What is Microstructure?
Microstructure refers to the small-scale structure of materials, which can be observed under a microscope. It encompasses the arrangement of grains, phases, and other features within a metal. The microstructure of high-strength steels significantly influences their mechanical properties, including toughness.
Importance of Toughness in High-Strength Steels
Toughness is the ability of a material to absorb energy and plastically deform without fracturing. In high-strength steels, toughness is essential for:
- Ensuring structural integrity under dynamic loads.
- Preventing catastrophic failures in critical applications.
- Enhancing durability and lifespan of components.
Factors Influencing Microstructure
The microstructure of high-strength steels is influenced by several factors, including:
- Alloying elements
- Heat treatment processes
- Cooling rates during solidification
- Mechanical working and processing techniques
Alloying Elements
Alloying elements such as carbon, manganese, nickel, and chromium play a significant role in determining the microstructure of high-strength steels.
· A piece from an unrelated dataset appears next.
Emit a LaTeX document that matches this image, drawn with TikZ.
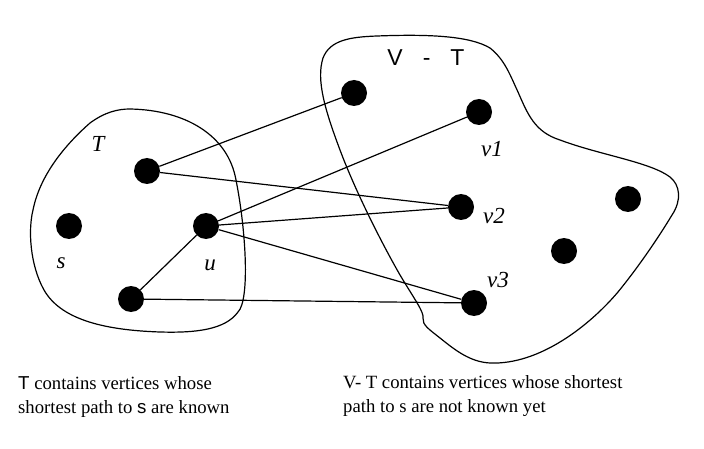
\documentclass[tikz,border=0pt]{standalone}
\usepackage{fontspec}
\setmainfont{Liberation Serif}
\setsansfont{Liberation Sans}

\begin{document}
\begin{tikzpicture}[x=1pt, y=-1pt,
  vtx/.style={circle, fill=black, minimum size=26pt, inner sep=0pt},
  lbl/.style={font=\fontsize{23}{23}\selectfont\itshape},
  note/.style={anchor=base west, align=left, inner sep=0pt, font=\fontsize{18.7}{23.5}\selectfont},
  set/.style={line width=1.2pt},
  edge/.style={line width=1.2pt}]
  \useasboundingbox (0,0) rectangle (704,449);
  % the two sets
  \draw[set] (90,123) .. controls (105,112) and (118,109) .. (130,109)
    .. controls (185,110) and (228,135) .. (236,180)
    .. controls (246,230) and (250,300) .. (238,312)
    .. controls (225,330) and (195,333) .. (160,332)
    .. controls (100,330) and (60,318) .. (44,290)
    .. controls (30,265) and (28,230) .. (33,210)
    .. controls (40,175) and (65,145) .. cycle;
  \draw[set] (323,58) .. controls (330,40) and (350,37) .. (377,36)
    .. controls (430,34) and (470,36) .. (490,48)
    .. controls (505,60) and (510,75) .. (518,92)
    .. controls (528,115) and (535,132) .. (560,140)
    .. controls (600,155) and (650,162) .. (670,177)
    .. controls (680,185) and (682,200) .. (672,215)
    .. controls (660,235) and (640,265) .. (618,292)
    .. controls (590,325) and (540,365) .. (490,363)
    .. controls (470,362) and (455,350) .. (440,338)
    .. controls (430,330) and (422,325) .. (423,318)
    .. controls (424,312) and (415,300) .. (400,275)
    .. controls (380,240) and (355,190) .. (340,150)
    .. controls (325,110) and (316,80) .. cycle;
  % vertices in T
  \node[vtx] (a) at (147,171) {};
  \node[vtx] (s) at (69,226) {};
  \node[vtx] (u) at (206,226) {};
  \node[vtx] (b) at (131,299) {};
  % vertices in V - T
  \node[vtx] (w) at (354,93) {};
  \node[vtx] (v1) at (479,112) {};
  \node[vtx] (v2) at (461,207) {};
  \node[vtx] (v3) at (474,303) {};
  \node[vtx] (x) at (628,199) {};
  \node[vtx] (y) at (564,251) {};
  % labels
  \node[lbl] (tl) at (98,144) {T};
  \node[lbl] (sl) at (61,263) {s};
  \node[lbl] (ul) at (210,265) {u};
  \node[lbl] (v1l) at (492,149) {v1};
  \node[lbl] (v2l) at (494,216) {v2};
  \node[lbl] (v3l) at (498,280) {v3};
  \node[font=\sffamily\fontsize{23}{23}\selectfont] (vt) at (426,58) {V\hspace{20pt}-\hspace{20pt}T};
  % edges
  \draw[edge] (a) -- (w);
  \draw[edge] (a) -- (v2);
  \draw[edge] (u) -- (v1);
  \draw[edge] (u) -- (v2);
  \draw[edge] (u) -- (v3);
  \draw[edge] (u) -- (b);
  \draw[edge] (b) -- (v3);
  % notes
  \node[note] (n1) at (18,413) {{\sffamily T} contains vertices whose\\shortest path to {\sffamily s} are known};
  \node[note] (n2) at (343,412) {V- T contains vertices whose shortest\\path to s are not known yet};
\end{tikzpicture}
\end{document}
Each element contributes differently to the formation of phases and grain structures, affecting toughness.
Heat Treatment Processes
Heat treatment processes, including quenching and tempering, alter the microstructure of steels. These processes can enhance toughness by refining grain size and promoting the formation of desirable phases.
Cooling Rates
The cooling rate during solidification affects the microstructure significantly. Rapid cooling can lead to the formation of martensite, which is hard but can be brittle. Controlled cooling rates can promote toughness by allowing the formation of more ductile phases.
Mechanical Working
Mechanical working processes, such as forging and rolling, can refine the grain structure and improve toughness. These processes introduce dislocations and can enhance the material’s ability to deform without fracturing.
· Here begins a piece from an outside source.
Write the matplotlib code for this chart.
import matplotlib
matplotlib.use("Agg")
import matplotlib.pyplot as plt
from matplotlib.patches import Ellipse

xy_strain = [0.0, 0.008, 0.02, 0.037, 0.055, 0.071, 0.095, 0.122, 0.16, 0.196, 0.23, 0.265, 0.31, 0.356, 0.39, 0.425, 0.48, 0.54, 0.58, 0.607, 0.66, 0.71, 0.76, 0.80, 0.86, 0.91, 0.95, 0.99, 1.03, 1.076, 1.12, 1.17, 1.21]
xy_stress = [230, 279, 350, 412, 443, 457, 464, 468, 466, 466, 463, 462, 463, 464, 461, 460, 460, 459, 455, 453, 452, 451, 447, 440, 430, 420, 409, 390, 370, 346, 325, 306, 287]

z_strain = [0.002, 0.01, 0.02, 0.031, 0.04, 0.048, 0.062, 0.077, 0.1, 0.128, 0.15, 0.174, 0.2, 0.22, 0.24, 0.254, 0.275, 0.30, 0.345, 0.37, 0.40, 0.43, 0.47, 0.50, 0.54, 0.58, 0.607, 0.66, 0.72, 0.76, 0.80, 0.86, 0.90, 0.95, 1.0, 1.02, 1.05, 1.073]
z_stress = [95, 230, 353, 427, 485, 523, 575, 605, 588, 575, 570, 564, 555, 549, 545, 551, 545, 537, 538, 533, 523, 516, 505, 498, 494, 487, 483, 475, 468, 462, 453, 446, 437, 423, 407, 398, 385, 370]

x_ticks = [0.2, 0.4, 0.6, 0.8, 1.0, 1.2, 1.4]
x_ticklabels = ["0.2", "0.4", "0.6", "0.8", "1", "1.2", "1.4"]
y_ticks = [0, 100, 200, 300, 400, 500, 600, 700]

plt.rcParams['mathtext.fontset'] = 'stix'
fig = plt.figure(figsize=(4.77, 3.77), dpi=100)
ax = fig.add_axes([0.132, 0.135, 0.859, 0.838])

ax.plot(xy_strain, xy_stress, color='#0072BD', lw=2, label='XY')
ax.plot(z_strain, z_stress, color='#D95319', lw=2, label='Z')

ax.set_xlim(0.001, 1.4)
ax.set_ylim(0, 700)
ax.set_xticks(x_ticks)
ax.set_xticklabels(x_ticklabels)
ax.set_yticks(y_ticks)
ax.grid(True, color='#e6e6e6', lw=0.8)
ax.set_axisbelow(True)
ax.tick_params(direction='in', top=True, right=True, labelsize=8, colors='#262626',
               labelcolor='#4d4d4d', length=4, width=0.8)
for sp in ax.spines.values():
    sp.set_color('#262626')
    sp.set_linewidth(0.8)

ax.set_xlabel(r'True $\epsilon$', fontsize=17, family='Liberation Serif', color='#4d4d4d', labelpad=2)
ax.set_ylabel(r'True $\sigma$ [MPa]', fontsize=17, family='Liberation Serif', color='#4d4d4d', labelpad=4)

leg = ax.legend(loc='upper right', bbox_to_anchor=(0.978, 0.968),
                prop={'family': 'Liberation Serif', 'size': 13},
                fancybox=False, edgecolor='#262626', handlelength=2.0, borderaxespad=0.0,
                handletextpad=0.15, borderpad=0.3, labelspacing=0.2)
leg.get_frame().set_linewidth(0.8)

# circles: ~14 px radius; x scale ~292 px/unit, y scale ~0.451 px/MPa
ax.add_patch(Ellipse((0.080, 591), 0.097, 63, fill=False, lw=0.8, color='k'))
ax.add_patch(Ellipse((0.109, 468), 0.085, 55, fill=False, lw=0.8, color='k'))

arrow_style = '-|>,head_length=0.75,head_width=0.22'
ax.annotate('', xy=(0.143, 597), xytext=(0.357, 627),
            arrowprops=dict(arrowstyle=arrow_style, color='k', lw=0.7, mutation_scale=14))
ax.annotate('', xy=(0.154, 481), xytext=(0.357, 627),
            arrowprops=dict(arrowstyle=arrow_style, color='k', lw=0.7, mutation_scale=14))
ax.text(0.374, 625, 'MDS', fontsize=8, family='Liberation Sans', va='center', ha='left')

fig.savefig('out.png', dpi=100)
Microstructural Phases and Their Impact on Toughness
Different microstructural phases contribute uniquely to the toughness of high-strength steels:
- Martensite: High strength but low toughness; can lead to brittle failure.
- Bainite: Offers a good balance of strength and toughness.
- Ferrite: Provides ductility and toughness but lower strength.
- Austenite: Can enhance toughness when stabilized at high temperatures.
Testing Toughness in High-Strength Steels
Various tests are conducted to evaluate the toughness of high-strength steels:
- Charpy Impact Test: Measures the energy absorbed during fracture.
- Tensile Test: Assesses the material’s ability to withstand deformation.
- Drop Weight Test: Evaluates the material’s response to dynamic loading.
Conclusion
The microstructure of high-strength steels plays a vital role in determining their toughness. By carefully controlling alloying elements, heat treatments, cooling rates, and mechanical processing, manufacturers can produce steels that meet the demanding requirements of various applications. Understanding these relationships is crucial for engineers and metallurgists in the field of materials science.